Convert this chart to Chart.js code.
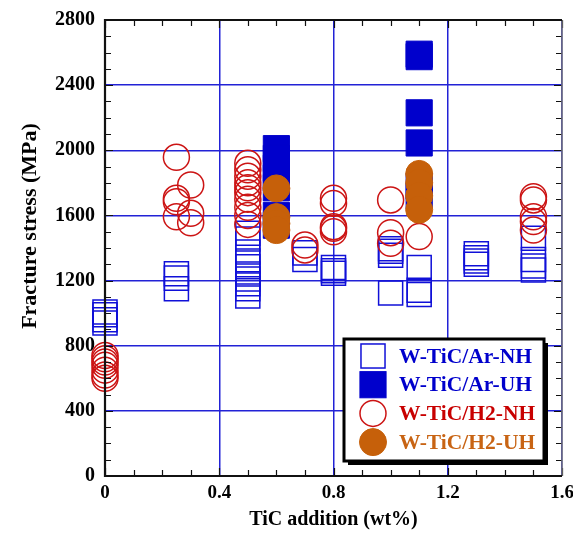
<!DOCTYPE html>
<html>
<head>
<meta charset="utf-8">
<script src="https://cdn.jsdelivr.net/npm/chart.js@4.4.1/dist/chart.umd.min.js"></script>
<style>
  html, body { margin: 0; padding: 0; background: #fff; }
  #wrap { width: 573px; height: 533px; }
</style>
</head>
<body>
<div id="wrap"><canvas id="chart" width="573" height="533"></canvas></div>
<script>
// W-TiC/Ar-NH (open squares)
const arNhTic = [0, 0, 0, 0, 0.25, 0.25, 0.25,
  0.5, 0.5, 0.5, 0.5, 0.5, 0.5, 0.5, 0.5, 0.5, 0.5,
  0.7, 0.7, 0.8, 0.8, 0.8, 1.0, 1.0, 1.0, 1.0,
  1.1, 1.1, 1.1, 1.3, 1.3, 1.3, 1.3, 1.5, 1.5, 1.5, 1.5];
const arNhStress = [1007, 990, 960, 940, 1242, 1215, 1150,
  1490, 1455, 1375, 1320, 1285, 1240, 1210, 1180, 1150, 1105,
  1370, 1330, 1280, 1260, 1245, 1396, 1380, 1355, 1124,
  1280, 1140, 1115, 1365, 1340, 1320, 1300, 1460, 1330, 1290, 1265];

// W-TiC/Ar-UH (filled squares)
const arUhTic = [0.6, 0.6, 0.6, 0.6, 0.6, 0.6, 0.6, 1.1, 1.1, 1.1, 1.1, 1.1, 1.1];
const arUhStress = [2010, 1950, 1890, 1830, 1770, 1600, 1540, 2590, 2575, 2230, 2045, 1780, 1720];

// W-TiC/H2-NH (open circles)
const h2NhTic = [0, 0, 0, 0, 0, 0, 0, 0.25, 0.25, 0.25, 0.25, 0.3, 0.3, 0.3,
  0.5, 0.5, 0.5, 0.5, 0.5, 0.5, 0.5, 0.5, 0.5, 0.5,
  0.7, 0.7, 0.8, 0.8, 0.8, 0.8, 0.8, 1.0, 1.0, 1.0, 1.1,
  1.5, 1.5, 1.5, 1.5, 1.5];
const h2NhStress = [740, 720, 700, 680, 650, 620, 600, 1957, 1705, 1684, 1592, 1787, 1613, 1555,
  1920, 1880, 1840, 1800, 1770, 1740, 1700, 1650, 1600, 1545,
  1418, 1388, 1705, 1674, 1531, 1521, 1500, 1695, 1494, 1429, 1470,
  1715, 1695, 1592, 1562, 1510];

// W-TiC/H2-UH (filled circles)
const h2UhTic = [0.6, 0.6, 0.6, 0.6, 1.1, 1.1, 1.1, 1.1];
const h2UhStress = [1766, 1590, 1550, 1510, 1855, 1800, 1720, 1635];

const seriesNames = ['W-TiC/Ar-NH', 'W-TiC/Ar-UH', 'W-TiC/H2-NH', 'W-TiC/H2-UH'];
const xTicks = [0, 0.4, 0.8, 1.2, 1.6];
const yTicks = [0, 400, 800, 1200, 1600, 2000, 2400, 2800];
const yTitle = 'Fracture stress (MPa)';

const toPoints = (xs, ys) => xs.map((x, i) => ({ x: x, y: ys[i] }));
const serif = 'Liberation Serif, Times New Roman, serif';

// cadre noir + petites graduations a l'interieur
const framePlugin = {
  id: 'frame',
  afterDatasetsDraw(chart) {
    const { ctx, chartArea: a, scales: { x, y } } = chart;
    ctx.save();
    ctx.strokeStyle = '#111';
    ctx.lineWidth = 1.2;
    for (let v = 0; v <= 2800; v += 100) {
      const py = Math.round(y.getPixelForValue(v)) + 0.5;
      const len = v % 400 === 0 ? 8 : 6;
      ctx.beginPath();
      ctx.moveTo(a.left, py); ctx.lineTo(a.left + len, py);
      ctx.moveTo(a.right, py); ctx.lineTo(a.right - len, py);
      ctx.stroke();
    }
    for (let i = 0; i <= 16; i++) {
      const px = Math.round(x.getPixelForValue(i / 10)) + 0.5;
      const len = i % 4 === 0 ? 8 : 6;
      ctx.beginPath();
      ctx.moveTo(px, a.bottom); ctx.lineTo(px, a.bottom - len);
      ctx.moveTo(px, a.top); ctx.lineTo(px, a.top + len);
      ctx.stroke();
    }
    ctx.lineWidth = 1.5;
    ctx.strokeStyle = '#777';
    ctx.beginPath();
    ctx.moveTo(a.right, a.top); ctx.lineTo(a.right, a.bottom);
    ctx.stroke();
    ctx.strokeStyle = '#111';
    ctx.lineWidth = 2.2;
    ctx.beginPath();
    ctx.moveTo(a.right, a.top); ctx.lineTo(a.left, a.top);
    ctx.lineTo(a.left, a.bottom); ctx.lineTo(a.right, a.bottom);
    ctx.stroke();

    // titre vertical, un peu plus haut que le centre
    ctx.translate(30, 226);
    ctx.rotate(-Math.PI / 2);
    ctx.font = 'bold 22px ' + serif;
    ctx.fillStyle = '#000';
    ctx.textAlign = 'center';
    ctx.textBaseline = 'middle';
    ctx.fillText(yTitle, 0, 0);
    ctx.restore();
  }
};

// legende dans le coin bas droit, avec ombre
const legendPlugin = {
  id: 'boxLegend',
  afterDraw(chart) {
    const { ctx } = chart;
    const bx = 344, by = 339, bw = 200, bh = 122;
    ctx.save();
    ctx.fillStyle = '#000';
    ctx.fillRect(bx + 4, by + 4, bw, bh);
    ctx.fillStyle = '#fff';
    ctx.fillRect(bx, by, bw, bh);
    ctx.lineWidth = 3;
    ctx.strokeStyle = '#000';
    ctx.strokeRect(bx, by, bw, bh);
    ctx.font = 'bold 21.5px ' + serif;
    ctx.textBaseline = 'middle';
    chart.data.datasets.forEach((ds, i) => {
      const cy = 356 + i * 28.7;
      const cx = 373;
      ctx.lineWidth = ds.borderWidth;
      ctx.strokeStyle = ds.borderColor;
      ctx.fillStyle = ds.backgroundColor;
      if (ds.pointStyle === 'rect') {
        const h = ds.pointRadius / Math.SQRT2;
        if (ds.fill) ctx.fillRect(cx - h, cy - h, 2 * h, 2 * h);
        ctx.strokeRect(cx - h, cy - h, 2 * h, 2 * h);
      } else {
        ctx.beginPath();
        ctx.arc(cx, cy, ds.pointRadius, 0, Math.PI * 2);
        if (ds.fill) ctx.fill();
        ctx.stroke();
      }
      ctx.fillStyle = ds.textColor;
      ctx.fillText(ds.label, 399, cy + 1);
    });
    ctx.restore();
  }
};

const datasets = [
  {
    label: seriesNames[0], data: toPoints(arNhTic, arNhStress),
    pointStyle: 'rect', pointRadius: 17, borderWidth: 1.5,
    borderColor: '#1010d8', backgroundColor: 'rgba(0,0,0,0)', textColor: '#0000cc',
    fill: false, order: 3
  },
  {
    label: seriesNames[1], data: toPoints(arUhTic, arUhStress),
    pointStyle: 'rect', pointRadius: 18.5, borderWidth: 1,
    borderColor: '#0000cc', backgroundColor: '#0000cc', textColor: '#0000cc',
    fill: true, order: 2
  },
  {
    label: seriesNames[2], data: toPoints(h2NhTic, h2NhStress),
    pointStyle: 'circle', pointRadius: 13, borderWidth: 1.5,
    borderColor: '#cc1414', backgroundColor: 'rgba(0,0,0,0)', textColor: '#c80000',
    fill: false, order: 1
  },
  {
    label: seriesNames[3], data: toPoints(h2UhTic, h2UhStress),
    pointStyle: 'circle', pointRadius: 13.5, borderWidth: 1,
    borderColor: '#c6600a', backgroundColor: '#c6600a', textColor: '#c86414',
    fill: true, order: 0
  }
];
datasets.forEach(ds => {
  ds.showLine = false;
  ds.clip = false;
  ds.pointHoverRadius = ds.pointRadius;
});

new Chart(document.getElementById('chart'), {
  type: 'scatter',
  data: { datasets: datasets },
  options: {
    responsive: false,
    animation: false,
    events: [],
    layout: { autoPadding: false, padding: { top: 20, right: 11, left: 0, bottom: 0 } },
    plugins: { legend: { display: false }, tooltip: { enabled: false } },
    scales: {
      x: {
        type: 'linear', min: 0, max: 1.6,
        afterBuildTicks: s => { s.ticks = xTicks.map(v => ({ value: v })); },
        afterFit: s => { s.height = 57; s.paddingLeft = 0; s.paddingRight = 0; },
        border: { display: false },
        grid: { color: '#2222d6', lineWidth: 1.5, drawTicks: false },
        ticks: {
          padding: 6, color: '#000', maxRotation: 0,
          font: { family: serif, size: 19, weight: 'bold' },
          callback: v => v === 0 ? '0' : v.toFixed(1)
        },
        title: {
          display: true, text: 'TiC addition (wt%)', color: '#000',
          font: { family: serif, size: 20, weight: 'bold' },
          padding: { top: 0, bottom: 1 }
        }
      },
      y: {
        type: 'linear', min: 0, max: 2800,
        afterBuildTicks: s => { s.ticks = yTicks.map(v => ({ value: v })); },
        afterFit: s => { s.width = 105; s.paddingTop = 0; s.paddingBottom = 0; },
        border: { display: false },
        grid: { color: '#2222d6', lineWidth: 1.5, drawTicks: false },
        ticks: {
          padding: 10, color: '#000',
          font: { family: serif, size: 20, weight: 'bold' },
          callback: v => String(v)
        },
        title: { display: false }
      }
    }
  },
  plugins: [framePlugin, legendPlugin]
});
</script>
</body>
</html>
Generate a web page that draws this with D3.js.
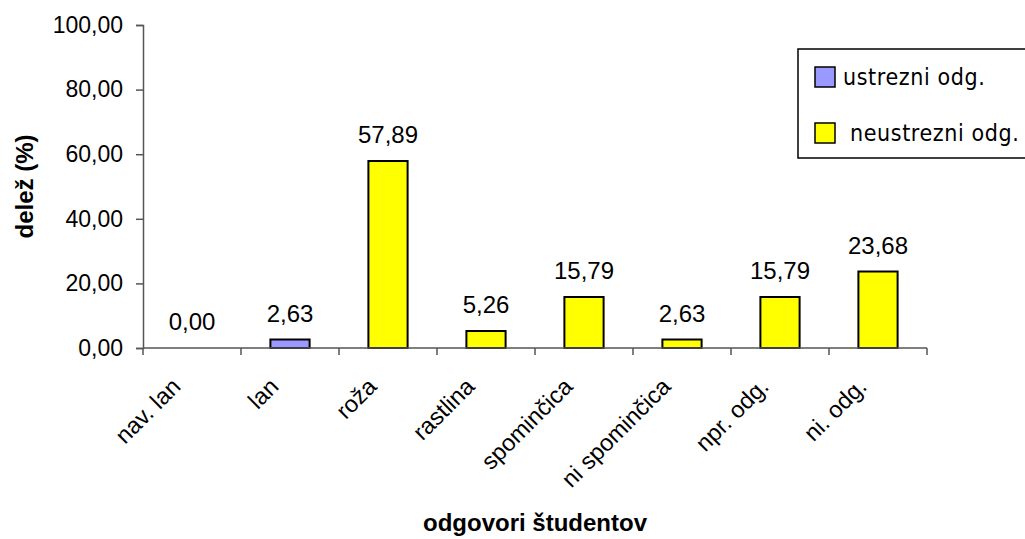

SET PROBLEM
Pull every line holding "chart" out of the records.

RESULT OF THIS EXERCISE
Convert this chart to Chart.js code.
<script src="https://cdn.jsdelivr.net/npm/chart.js@4.4.1/dist/chart.umd.min.js"></script>
<div id="wrap"><canvas id="chart" width="573" height="533"></canvas></div>
  afterDatasetsDraw(chart) {
    const { ctx, chartArea: a, scales: { x, y } } = chart;
  afterDraw(chart) {
    const { ctx } = chart;
    chart.data.datasets.forEach((ds, i) => {
new Chart(document.getElementById('chart'), {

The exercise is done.